Goal =
Leave the pictures out. Retype exactly the lines below from the one containing "Convert this chart to Chart.js code." through the one containing "const BOTTOM_PAD = 10;", and no others.

Given data =

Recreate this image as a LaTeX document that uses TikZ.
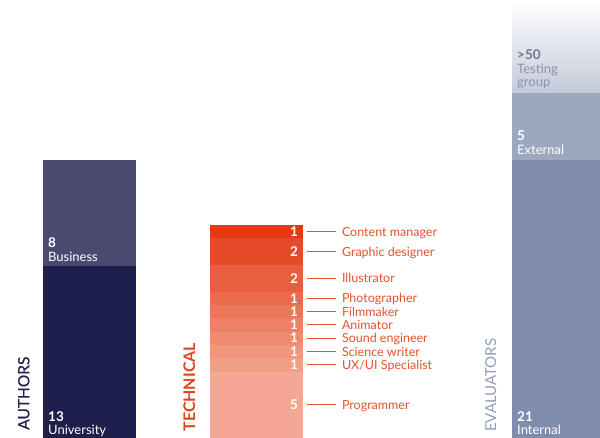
\documentclass[tikz,border=0pt]{standalone}
\usepackage{fontspec}
\setmainfont{Lato}
\usetikzlibrary{positioning}
\definecolor{busicol}{HTML}{4A4A70}
\definecolor{univcol}{HTML}{1F1F4C}
\definecolor{authcol}{HTML}{23234C}
\definecolor{intcol}{HTML}{7F8CAB}
\definecolor{extcol}{HTML}{9CA7C0}
\definecolor{testcol}{HTML}{C4CAD9}
\definecolor{evalcol}{HTML}{929CB6}
\definecolor{testtext}{HTML}{8A94AE}
\definecolor{testnum}{HTML}{6F7A98}
\definecolor{techtext}{HTML}{E4532F}
\definecolor{techhead}{HTML}{E4441C}
\definecolor{tc1}{HTML}{E33A12}
\definecolor{tc2}{HTML}{E64A28}
\definecolor{tc3}{HTML}{E85E3E}
\definecolor{tc4}{HTML}{EA6B4E}
\definecolor{tc5}{HTML}{EC7658}
\definecolor{tc6}{HTML}{EE8063}
\definecolor{tc7}{HTML}{EF8B6F}
\definecolor{tc8}{HTML}{F1957C}
\definecolor{tc9}{HTML}{F29E87}
\definecolor{tc10}{HTML}{F4A792}

\begin{document}
\begin{tikzpicture}[x=1pt,y=-1pt,
    bar/.style={inner sep=0pt, outer sep=0pt, minimum width=93pt, anchor=north west},
    techseg/.style={inner xsep=5pt, inner ysep=0pt, outer sep=0pt, text width=83pt, align=right,
      text height=9.5pt, text depth=0pt, text=white, font=\fontsize{13.5}{14}\selectfont\bfseries},
    techlab/.style={inner xsep=6pt, inner ysep=0pt, outer sep=0pt, text height=9pt, text depth=0pt,
      text=techtext, font=\fontsize{12.5}{14}\selectfont},
    techline/.style={draw=techtext, line width=0.8pt},
    barnum/.style={inner sep=0pt, anchor=base west, font=\fontsize{13.5}{15}\selectfont\bfseries},
    barname/.style={inner sep=0pt, anchor=base west, font=\fontsize{13}{15}\selectfont},
    side/.style={rotate=90, inner sep=0pt, anchor=base west}]
  \useasboundingbox (0,0) rectangle (600,438);

  % authors
  \node[bar, fill=busicol, minimum height=106pt] (busi) at (43,160) {};
  \node[bar, fill=univcol, minimum height=172pt, below=0pt of busi] (univ) {};
  \node[barname, text=white] (busin) at ([xshift=5pt,yshift=4.5pt]busi.south west) {Business};
  \node[barnum, text=white] at ([yshift=13.5pt]busin.base west) {8};
  \node[barname, text=white] (univn) at ([xshift=5pt,yshift=3.5pt]univ.south west) {University};
  \node[barnum, text=white] at ([yshift=13.5pt]univn.base west) {13};
  \node[side, text=authcol, font=\fontsize{15.5}{18}\selectfont\addfontfeature{FakeBold=0.6}] (authl) at (29.3,430) {AUTHORS};

  % technical
  \coordinate (tk0) at (256.5,225);
  \foreach \n/\lab [count=\k] in {1/Content manager, 2/Graphic designer, 2/Illustrator,
      1/Photographer, 1/Filmmaker, 1/Animator, 1/Sound engineer, 1/Science writer,
      1/{UX/UI Specialist}, 5/Programmer}{
    \pgfmathtruncatemacro\p{\k-1}
    \pgfmathsetmacro\h{\n*13.32}
    \node[techseg, fill=tc\k, minimum height=\h pt, below=0pt of tk\p] (tk\k) {\n};
    \node[techlab, right=33pt of tk\k.east] (tl\k) {\lab};
    \draw[techline] ([xshift=4pt]tk\k.east) -- (tl\k.west);
  }
  \node[side, text=techhead, font=\fontsize{16}{18}\selectfont\bfseries] (techl) at (195,431.7) {TECHNICAL};

  % evaluators
  \node[bar, fill=intcol, minimum height=278pt] (intl) at (512,160) {};
  \node[bar, fill=extcol, minimum height=67pt, above=0pt of intl] (extl) {};
  \node[bar, top color=white, bottom color=testcol, minimum height=93pt, above=0pt of extl] (test) {};
  \node[barname, text=white] (intn) at ([xshift=5pt,yshift=3.5pt]intl.south west) {Internal};
  \node[barnum, text=white] at ([yshift=13.5pt]intn.base west) {21};
  \node[barname, text=white] (extn) at ([xshift=5pt,yshift=5pt]extl.south west) {External};
  \node[barnum, text=white] at ([yshift=14pt]extn.base west) {5};
  \node[barname, text=testtext] (testg) at ([xshift=5pt,yshift=6pt]test.south west) {group};
  \node[barname, text=testtext] (testt) at ([yshift=13.5pt]testg.base west) {Testing};
  \node[barnum, text=testnum] at ([yshift=13.5pt]testt.base west) {>50};
  \node[side, text=evalcol, font=\fontsize{15}{18}\selectfont] (evall) at (496,432) {EVALUATORS};
\end{tikzpicture}
\end{document}
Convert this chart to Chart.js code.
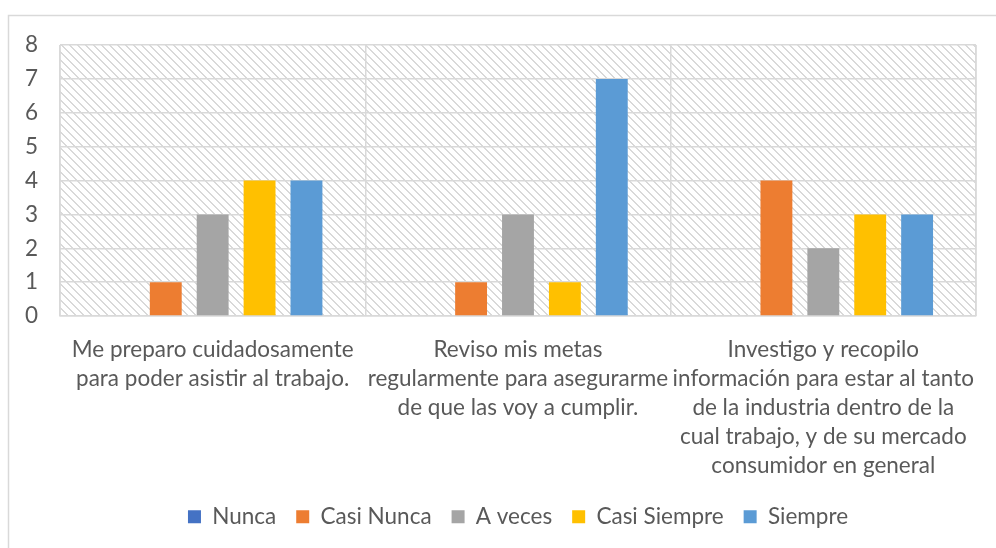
<!DOCTYPE html>
<html>
<head>
<meta charset="utf-8">
<script src="https://cdn.jsdelivr.net/npm/chart.js@4/dist/chart.umd.min.js"></script>
<style>
  html, body { margin: 0; padding: 0; background: #ffffff; }
  #wrap { width: 996px; height: 548px; position: relative; }
</style>
</head>
<body>
<div id="wrap"><canvas id="c" width="996" height="548"></canvas></div>
<script>
const categories = [
  ["Me preparo cuidadosamente", "para poder asistir al trabajo."],
  ["Reviso mis metas", "regularmente para asegurarme", "de que las voy a cumplir."],
  ["Investigo y recopilo", "información para estar al tanto", "de la industria dentro de la", "cual trabajo, y de su mercado", "consumidor en general"]
];
const seriesNames = ["Nunca", "Casi Nunca", "A veces", "Casi Siempre", "Siempre"];
const nunca = [0, 0, 0];
const casiNunca = [1, 1, 4];
const aVeces = [3, 3, 2];
const casiSiempre = [4, 1, 3];
const siempre = [4, 7, 3];
const yTicks = [0, 1, 2, 3, 4, 5, 6, 7, 8];

const colors = ["#4472C4", "#ED7D31", "#A5A5A5", "#FFC000", "#5B9BD5"];
const seriesValues = [nunca, casiNunca, aVeces, casiSiempre, siempre];

const FONT = "Lato";
const FSIZE = 22.5;
const TEXT = "#595959";
const LEG_PAD = 20;
const BOTTOM_PAD = 10;

function makePattern(ctx) {
  const p = document.createElement('canvas');
  p.width = 8; p.height = 8;
  const pc = p.getContext('2d');
  pc.fillStyle = '#ffffff';
  pc.fillRect(0, 0, 8, 8);
  pc.fillStyle = '#d9d9d9';
  for (let i = 0; i < 8; i++) {
    pc.fillRect(i, i, 1, 1);
    pc.fillRect((i + 1) % 8, i, 1, 1);
  }
  return ctx.createPattern(p, 'repeat');
}

const bgPlugin = {
  id: 'bg',
  beforeDraw(chart) {
    const ctx = chart.ctx;
    const a = chart.chartArea;
    ctx.save();
    ctx.strokeStyle = '#d9d9d9';
    ctx.lineWidth = 1.5;
    ctx.strokeRect(8.5, 15.5, 1100, 1100);
    ctx.fillStyle = makePattern(ctx);
    ctx.fillRect(a.left, a.top, a.right - a.left, a.bottom - a.top);
    ctx.restore();
  },
  afterDatasetsDraw(chart) {
    const ctx = chart.ctx;
    const a = chart.chartArea;
    ctx.save();
    ctx.strokeStyle = '#d9d9d9';
    ctx.lineWidth = 1.5;
    ctx.beginPath();
    ctx.moveTo(a.left, a.top); ctx.lineTo(a.left, a.bottom);
    ctx.moveTo(a.right, a.top); ctx.lineTo(a.right, a.bottom);
    ctx.stroke();
    ctx.restore();
  }
};

const datasets = seriesNames.map((name, i) => ({
  label: name,
  data: seriesValues[i],
  backgroundColor: colors[i],
  borderWidth: 0,
  categoryPercentage: 0.768,
  barPercentage: 0.68
}));

new Chart(document.getElementById('c'), {
  type: 'bar',
  data: { labels: categories, datasets },
  plugins: [bgPlugin],
  options: {
    responsive: false,
    animation: false,
    layout: { padding: { left: 8, top: 45, right: 18, bottom: BOTTOM_PAD } },
    plugins: {
      tooltip: { enabled: false },
      legend: {
        position: 'bottom',
        fullSize: false,
        labels: {
          boxWidth: 13,
          boxHeight: 13,
          padding: LEG_PAD,
          color: TEXT,
          font: { family: FONT, size: FSIZE }
        }
      }
    },
    scales: {
      x: {
        grid: { color: '#d9d9d9', lineWidth: 1.5, drawTicks: false, offset: true },
        border: { color: '#d9d9d9', width: 1.5 },
        ticks: {
          color: TEXT,
          font: { family: FONT, size: FSIZE, lineHeight: 29 / FSIZE },
          padding: 19,
          maxRotation: 0,
          autoSkip: false
        },
        afterFit(scale) {
          const lg = FSIZE + LEG_PAD + 10;
          scale.height = 548 - BOTTOM_PAD - lg - 316;
        }
      },
      y: {
        min: 0, max: 8,
        afterBuildTicks(scale) { scale.ticks = yTicks.map(v => ({ value: v })); },
        grid: { color: '#d9d9d9', lineWidth: 1.5, drawTicks: false },
        border: { display: false },
        ticks: {
          color: TEXT,
          font: { family: FONT, size: FSIZE },
          padding: 22
        },
        afterFit(scale) { scale.width = 52; }
      }
    }
  }
});
</script>
</body>
</html>
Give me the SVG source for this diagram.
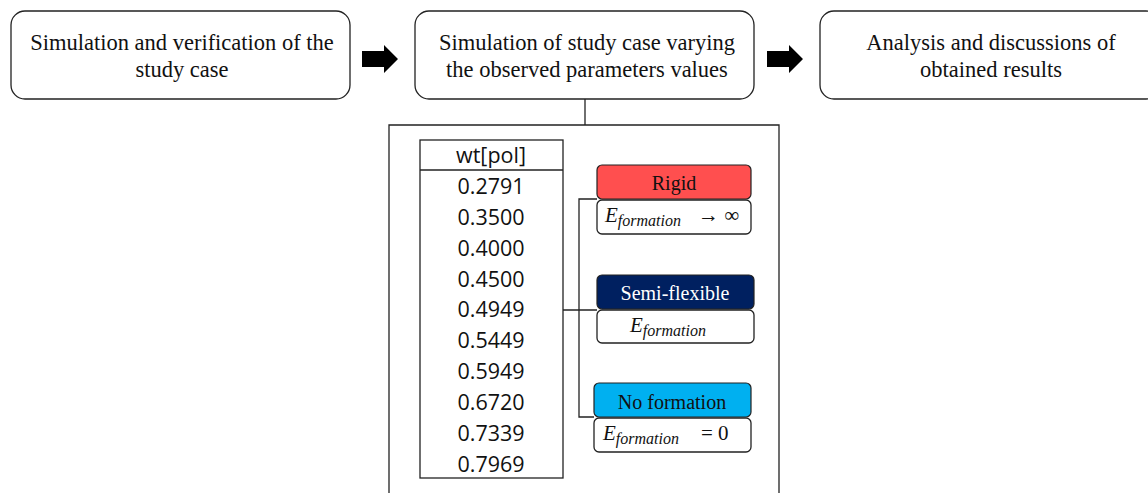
<svg xmlns="http://www.w3.org/2000/svg" width="1148" height="493" viewBox="0 0 1148 493">
<style>
.box{fill:#fff;stroke:#222;stroke-width:1.3}
.t{font-family:"Liberation Serif",serif;font-size:22.5px;fill:#111;text-anchor:middle}
.tb{font-family:"Open Sans","Liberation Sans",sans-serif;font-size:21.5px;fill:#111;text-anchor:middle}
.ln{fill:none;stroke:#222;stroke-width:1.3}
.m{font-family:"Liberation Serif",serif;font-size:21px;fill:#111}
.mi{font-style:italic}
.lab{font-family:"Liberation Serif",serif;font-size:20px;text-anchor:middle}
</style>
<defs>
<path id="arr" d="M0,6 H22 V0 L36,14 L22,28 V22 H0 Z" fill="#000"/>
</defs>
<rect width="1148" height="493" fill="#fff"/>
<g id="connectors">
<use href="#arr" x="362" y="45"/>
<use href="#arr" x="767" y="45"/>
<path class="ln" d="M585,99 V125"/>
<path class="ln" d="M389,493 V125 H779 V493"/>
<path class="ln" d="M597,199 H579 V417 H594"/>
<path class="ln" d="M563,310 H597"/>
</g>
<g id="step1">
<rect class="box" x="11" y="11" width="339" height="88" rx="14"/>
<text class="t" x="182" y="50">Simulation and verification of the</text>
<text class="t" x="182" y="77">study case</text>
</g>
<g id="step2">
<rect class="box" x="415" y="11" width="339" height="88" rx="14"/>
<text class="t" x="587" y="50">Simulation of study case varying</text>
<text class="t" x="587" y="77">the observed parameters values</text>
</g>
<g id="step3">
<rect class="box" x="820" y="11" width="340" height="88" rx="14"/>
<text class="t" x="991" y="50">Analysis and discussions of</text>
<text class="t" x="991" y="77">obtained results</text>
</g>
<g id="table">
<rect x="420" y="140" width="143" height="338" fill="#fff" stroke="#222" stroke-width="1.3"/>
<path class="ln" d="M420,170 H563"/>
<text class="tb" x="491" y="163">wt[pol]</text>
<text class="tb" x="491" y="194">0.2791</text>
<text class="tb" x="491" y="225">0.3500</text>
<text class="tb" x="491" y="256">0.4000</text>
<text class="tb" x="491" y="287">0.4500</text>
<text class="tb" x="491" y="317">0.4949</text>
<text class="tb" x="491" y="348">0.5449</text>
<text class="tb" x="491" y="379">0.5949</text>
<text class="tb" x="491" y="410">0.6720</text>
<text class="tb" x="491" y="441">0.7339</text>
<text class="tb" x="491" y="472">0.7969</text>
</g>
<g id="rigid">
<rect x="597" y="165" width="154" height="34" rx="5" fill="#FF4F4F" stroke="#222" stroke-width="1.2"/>
<text class="lab" x="674" y="190" fill="#111">Rigid</text>
<rect class="box" x="597" y="200" width="154" height="34" rx="5"/>
<text class="m" x="605" y="222"><tspan class="mi">E</tspan><tspan class="mi" font-size="16" dy="4">formation</tspan><tspan dy="-4" dx="17">→ ∞</tspan></text>
</g>
<g id="semiflexible">
<rect x="597" y="275" width="157" height="34" rx="5" fill="#002060" stroke="#222" stroke-width="1.2"/>
<text class="lab" x="675" y="300" fill="#fff">Semi-flexible</text>
<rect class="box" x="597" y="310" width="157" height="33" rx="5"/>
<text class="m" x="630" y="332"><tspan class="mi">E</tspan><tspan class="mi" font-size="16" dy="4">formation</tspan></text>
</g>
<g id="noformation">
<rect x="594" y="383" width="157" height="34" rx="5" fill="#00B0F0" stroke="#222" stroke-width="1.2"/>
<text class="lab" x="672" y="409" fill="#111">No formation</text>
<rect class="box" x="594" y="418" width="157" height="34" rx="5"/>
<text class="m" x="603" y="440"><tspan class="mi">E</tspan><tspan class="mi" font-size="16" dy="4">formation</tspan><tspan dy="-4" dx="22">= 0</tspan></text>
</g>
</svg>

Expected answer =
Convert this chart to Chart.js code.
<!DOCTYPE html>
<html>
<head>
<meta charset="utf-8">
<script src="https://cdn.jsdelivr.net/npm/chart.js@4/dist/chart.umd.min.js"></script>
<style>
  html, body { margin: 0; padding: 0; background: #ffffff; }
  #wrap { width: 996px; height: 548px; position: relative; }
</style>
</head>
<body>
<div id="wrap"><canvas id="c" width="996" height="548"></canvas></div>
<script>
const categories = [
  ["Me preparo cuidadosamente", "para poder asistir al trabajo."],
  ["Reviso mis metas", "regularmente para asegurarme", "de que las voy a cumplir."],
  ["Investigo y recopilo", "información para estar al tanto", "de la industria dentro de la", "cual trabajo, y de su mercado", "consumidor en general"]
];
const seriesNames = ["Nunca", "Casi Nunca", "A veces", "Casi Siempre", "Siempre"];
const nunca = [0, 0, 0];
const casiNunca = [1, 1, 4];
const aVeces = [3, 3, 2];
const casiSiempre = [4, 1, 3];
const siempre = [4, 7, 3];
const yTicks = [0, 1, 2, 3, 4, 5, 6, 7, 8];

const colors = ["#4472C4", "#ED7D31", "#A5A5A5", "#FFC000", "#5B9BD5"];
const seriesValues = [nunca, casiNunca, aVeces, casiSiempre, siempre];

const FONT = "Lato";
const FSIZE = 22.5;
const TEXT = "#595959";
const LEG_PAD = 20;
const BOTTOM_PAD = 10;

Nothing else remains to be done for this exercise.